> **Instruction**
Set down each line of the data below exactly as it stands, dropping the pictures.

> **Provided data**
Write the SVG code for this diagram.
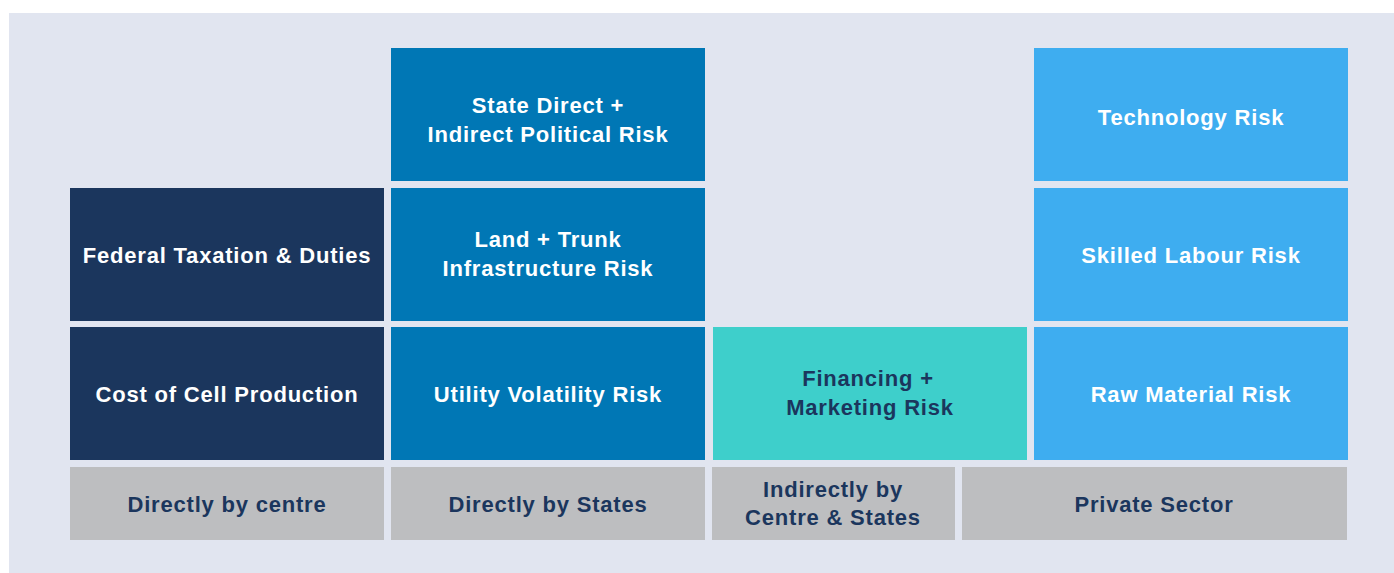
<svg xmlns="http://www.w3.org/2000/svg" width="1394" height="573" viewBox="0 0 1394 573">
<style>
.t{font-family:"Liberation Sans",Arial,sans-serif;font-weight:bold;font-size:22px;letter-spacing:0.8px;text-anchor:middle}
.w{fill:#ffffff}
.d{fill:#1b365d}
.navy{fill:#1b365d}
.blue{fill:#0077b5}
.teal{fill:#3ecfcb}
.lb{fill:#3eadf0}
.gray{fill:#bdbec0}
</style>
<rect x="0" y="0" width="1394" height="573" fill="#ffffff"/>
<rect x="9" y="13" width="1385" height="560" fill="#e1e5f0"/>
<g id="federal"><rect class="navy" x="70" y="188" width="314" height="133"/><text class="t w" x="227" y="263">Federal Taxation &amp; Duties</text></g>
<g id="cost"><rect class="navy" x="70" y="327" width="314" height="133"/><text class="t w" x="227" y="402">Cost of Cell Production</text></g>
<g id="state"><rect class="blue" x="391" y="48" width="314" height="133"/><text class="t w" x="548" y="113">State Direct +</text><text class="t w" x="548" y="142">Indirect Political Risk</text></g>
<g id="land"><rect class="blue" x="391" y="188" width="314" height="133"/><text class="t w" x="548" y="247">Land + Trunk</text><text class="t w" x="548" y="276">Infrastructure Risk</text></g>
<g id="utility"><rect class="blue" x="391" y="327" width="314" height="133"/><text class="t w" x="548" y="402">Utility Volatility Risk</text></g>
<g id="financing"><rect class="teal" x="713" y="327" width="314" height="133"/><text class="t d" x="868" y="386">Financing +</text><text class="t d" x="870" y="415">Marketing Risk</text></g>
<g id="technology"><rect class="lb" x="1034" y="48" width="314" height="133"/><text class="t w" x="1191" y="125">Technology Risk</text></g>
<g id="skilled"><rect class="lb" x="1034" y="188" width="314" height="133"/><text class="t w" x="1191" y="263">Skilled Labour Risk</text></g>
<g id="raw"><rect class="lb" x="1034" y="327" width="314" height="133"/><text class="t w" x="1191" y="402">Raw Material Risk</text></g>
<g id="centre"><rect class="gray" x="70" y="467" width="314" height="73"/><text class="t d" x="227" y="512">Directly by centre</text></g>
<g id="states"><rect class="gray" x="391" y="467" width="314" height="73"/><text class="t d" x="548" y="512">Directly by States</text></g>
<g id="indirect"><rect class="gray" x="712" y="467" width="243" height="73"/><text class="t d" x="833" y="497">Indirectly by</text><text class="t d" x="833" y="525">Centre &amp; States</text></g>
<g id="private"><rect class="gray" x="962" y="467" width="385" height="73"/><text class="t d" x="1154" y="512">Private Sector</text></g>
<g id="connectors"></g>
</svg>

> **Solution to this task**
Write the SVG code for this diagram.
<svg xmlns="http://www.w3.org/2000/svg" width="1394" height="573" viewBox="0 0 1394 573">
<style>
.t{font-family:"Liberation Sans",Arial,sans-serif;font-weight:bold;font-size:22px;letter-spacing:0.8px;text-anchor:middle}
.w{fill:#ffffff}
.d{fill:#1b365d}
.navy{fill:#1b365d}
.blue{fill:#0077b5}
.teal{fill:#3ecfcb}
.lb{fill:#3eadf0}
.gray{fill:#bdbec0}
</style>
<rect x="0" y="0" width="1394" height="573" fill="#ffffff"/>
<rect x="9" y="13" width="1385" height="560" fill="#e1e5f0"/>
<g id="federal"><rect class="navy" x="70" y="188" width="314" height="133"/><text class="t w" x="227" y="263">Federal Taxation &amp; Duties</text></g>
<g id="cost"><rect class="navy" x="70" y="327" width="314" height="133"/><text class="t w" x="227" y="402">Cost of Cell Production</text></g>
<g id="state"><rect class="blue" x="391" y="48" width="314" height="133"/><text class="t w" x="548" y="113">State Direct +</text><text class="t w" x="548" y="142">Indirect Political Risk</text></g>
<g id="land"><rect class="blue" x="391" y="188" width="314" height="133"/><text class="t w" x="548" y="247">Land + Trunk</text><text class="t w" x="548" y="276">Infrastructure Risk</text></g>
<g id="utility"><rect class="blue" x="391" y="327" width="314" height="133"/><text class="t w" x="548" y="402">Utility Volatility Risk</text></g>
<g id="financing"><rect class="teal" x="713" y="327" width="314" height="133"/><text class="t d" x="868" y="386">Financing +</text><text class="t d" x="870" y="415">Marketing Risk</text></g>
<g id="technology"><rect class="lb" x="1034" y="48" width="314" height="133"/><text class="t w" x="1191" y="125">Technology Risk</text></g>
<g id="skilled"><rect class="lb" x="1034" y="188" width="314" height="133"/><text class="t w" x="1191" y="263">Skilled Labour Risk</text></g>
<g id="raw"><rect class="lb" x="1034" y="327" width="314" height="133"/><text class="t w" x="1191" y="402">Raw Material Risk</text></g>
<g id="centre"><rect class="gray" x="70" y="467" width="314" height="73"/><text class="t d" x="227" y="512">Directly by centre</text></g>
<g id="states"><rect class="gray" x="391" y="467" width="314" height="73"/><text class="t d" x="548" y="512">Directly by States</text></g>
<g id="indirect"><rect class="gray" x="712" y="467" width="243" height="73"/><text class="t d" x="833" y="497">Indirectly by</text><text class="t d" x="833" y="525">Centre &amp; States</text></g>
<g id="private"><rect class="gray" x="962" y="467" width="385" height="73"/><text class="t d" x="1154" y="512">Private Sector</text></g>
<g id="connectors"></g>
</svg>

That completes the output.